Classmates and teachers need to be seen as collaborators rather than as obstacles to students' own academic and personal success. Teachers, therefore, must structure learning situations so that students work together to maximize each other's achievement. Administrators, likewise, must create a cooperative, team-based organizational structure within which faculty work together to ensure each other's success (Johnson and Johnson 1989b).
Teaching is a complex application of theory and research that requires considerable teacher training and continuous refinement of skills and procedures. Becoming a good teacher takes at least one lifetime of continuous effort. Cooperative learning provides the means of operationalizing the new paradigm of teaching and provides the context that encourages the development of student talent. It's an important part of changing the passive and impersonal character of many classrooms. It ensures that students are cognitively, physically, emotionally, and psychologically involved in constructing their own knowledge and succeeding in school and life.
In The Secret Garden, Frances Hodgson Burnett states: “Where you tend a rose, a thistle cannot grow.” Schools should tend roses. They can do so by creating a learning community characterized by cooperative efforts to achieve meaningful goals. In a recent review of research, Lisbeth Schorr concludes that caring is the most important attribute of effective schools. Education historians David Tyack and Elizabeth Hansot conclude that the theme running through all successful schools is that students, teachers, administrators, and parents share a sense of community and a “socially integrating sense of purpose.”

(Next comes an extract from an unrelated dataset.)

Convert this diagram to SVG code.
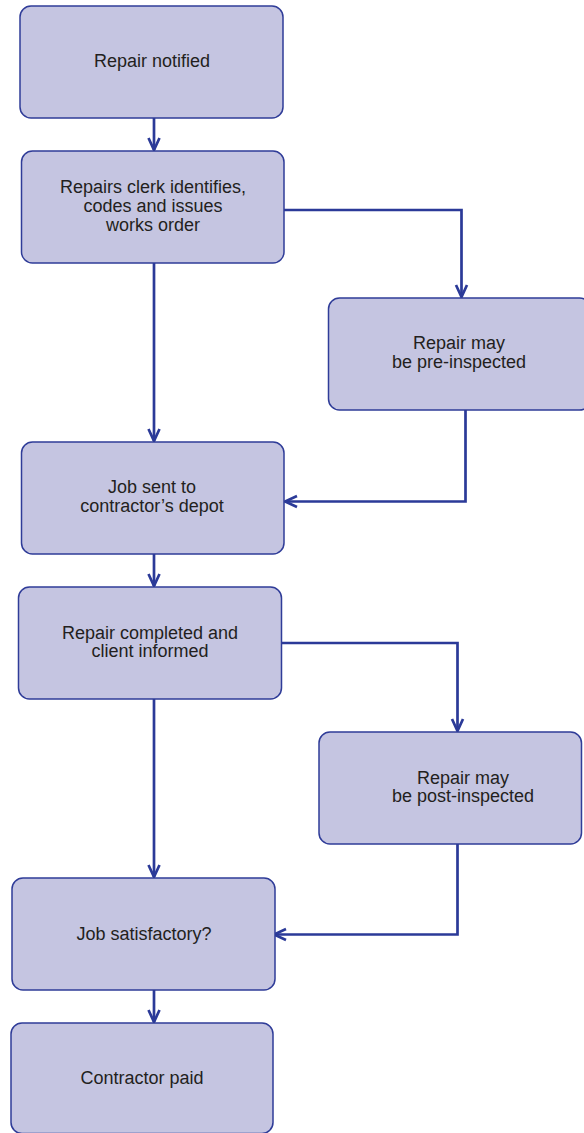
<svg xmlns="http://www.w3.org/2000/svg" width="584" height="1133" viewBox="0 0 584 1133">
  <style>
    .box { fill: #c5c5e1; stroke: #2f3c98; stroke-width: 1.5; }
    .lbl { font-family: "Liberation Sans", Arial, sans-serif; font-size: 18px; fill: #231f20; text-anchor: middle; }
    .conn { fill: none; stroke: #2b3a98; stroke-width: 2.7; }
  </style>
  <defs>
    <marker id="arr" markerUnits="userSpaceOnUse" markerWidth="16" markerHeight="16" viewBox="-14 -8 16 16" refX="0" refY="0" orient="auto">
      <path d="M-12,-5.5 L0,0 L-12,5.5" fill="none" stroke="#2b3a98" stroke-width="2.7"/>
    </marker>
  </defs>
  <rect width="584" height="1133" fill="#ffffff"/>
  <g id="connectors">
    <line class="conn" x1="154" y1="118" x2="154" y2="150" marker-end="url(#arr)"/>
    <polyline class="conn" points="284,210 461.5,210 461.5,297" marker-end="url(#arr)"/>
    <line class="conn" x1="154" y1="263" x2="154" y2="441" marker-end="url(#arr)"/>
    <polyline class="conn" points="465.5,410 465.5,501.5 285,501.5" marker-end="url(#arr)"/>
    <line class="conn" x1="154" y1="554" x2="154" y2="586" marker-end="url(#arr)"/>
    <polyline class="conn" points="282,643 457.5,643 457.5,731" marker-end="url(#arr)"/>
    <line class="conn" x1="154" y1="699" x2="154" y2="877" marker-end="url(#arr)"/>
    <polyline class="conn" points="457.5,844 457.5,934.5 274,934.5" marker-end="url(#arr)"/>
    <line class="conn" x1="154" y1="990" x2="154" y2="1022" marker-end="url(#arr)"/>
  </g>
  <g id="n1">
    <rect class="box" x="20" y="6" width="263" height="112" rx="11"/>
    <text class="lbl" x="152" y="67">Repair notified</text>
  </g>
  <g id="n2">
    <rect class="box" x="21.5" y="151" width="262.5" height="112" rx="11"/>
    <text class="lbl" x="153" y="193">Repairs clerk identifies,</text>
    <text class="lbl" x="153" y="212">codes and issues</text>
    <text class="lbl" x="153" y="230.5">works order</text>
  </g>
  <g id="n3">
    <rect class="box" x="328.5" y="298" width="262" height="112" rx="11"/>
    <text class="lbl" x="459" y="349">Repair may</text>
    <text class="lbl" x="459" y="367.5">be pre-inspected</text>
  </g>
  <g id="n4">
    <rect class="box" x="21.5" y="442" width="262.5" height="112" rx="11"/>
    <text class="lbl" x="152" y="493">Job sent to</text>
    <text class="lbl" x="152" y="512">contractor’s depot</text>
  </g>
  <g id="n5">
    <rect class="box" x="18.5" y="587" width="263" height="112" rx="11"/>
    <text class="lbl" x="150" y="638.5">Repair completed and</text>
    <text class="lbl" x="150" y="657">client informed</text>
  </g>
  <g id="n6">
    <rect class="box" x="319" y="732" width="262.5" height="112" rx="11"/>
    <text class="lbl" x="463" y="784">Repair may</text>
    <text class="lbl" x="463" y="802">be post-inspected</text>
  </g>
  <g id="n7">
    <rect class="box" x="12" y="878" width="263" height="112" rx="11"/>
    <text class="lbl" x="144" y="939.5">Job satisfactory?</text>
  </g>
  <g id="n8">
    <rect class="box" x="11" y="1023" width="262" height="110.5" rx="11"/>
    <text class="lbl" x="142" y="1083.5">Contractor paid</text>
  </g>
</svg>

A community is a limited number of people who share common goals and a common culture. The smaller the size of the community, the more personal the relationships, and the greater the personal accountability. Within communities, everyone knows everyone else. Relationships are long-term rather than temporary encounters. In learning communities instruction becomes personalized. Students are thought of as citizens, while teachers are thought of as community leaders. Thus, the learning community becomes an extended family where mutual achievement and caring for one another are important. With citizenship in such a community comes an ethical code that includes rules about students being prepared for classes each day, paying attention in class, being their personal best, and respecting other people and their property. Cooperative teams help create such learning communities.
Having read this book, you are now at a new beginning. Years of experience using cooperative learning are needed to gain the needed expertise. You will gain this expertise by implementing cooperative learning and helping others do so by being a contributing member of a collegial team, thus establishing a true learning community of scholars for both your students and yourself.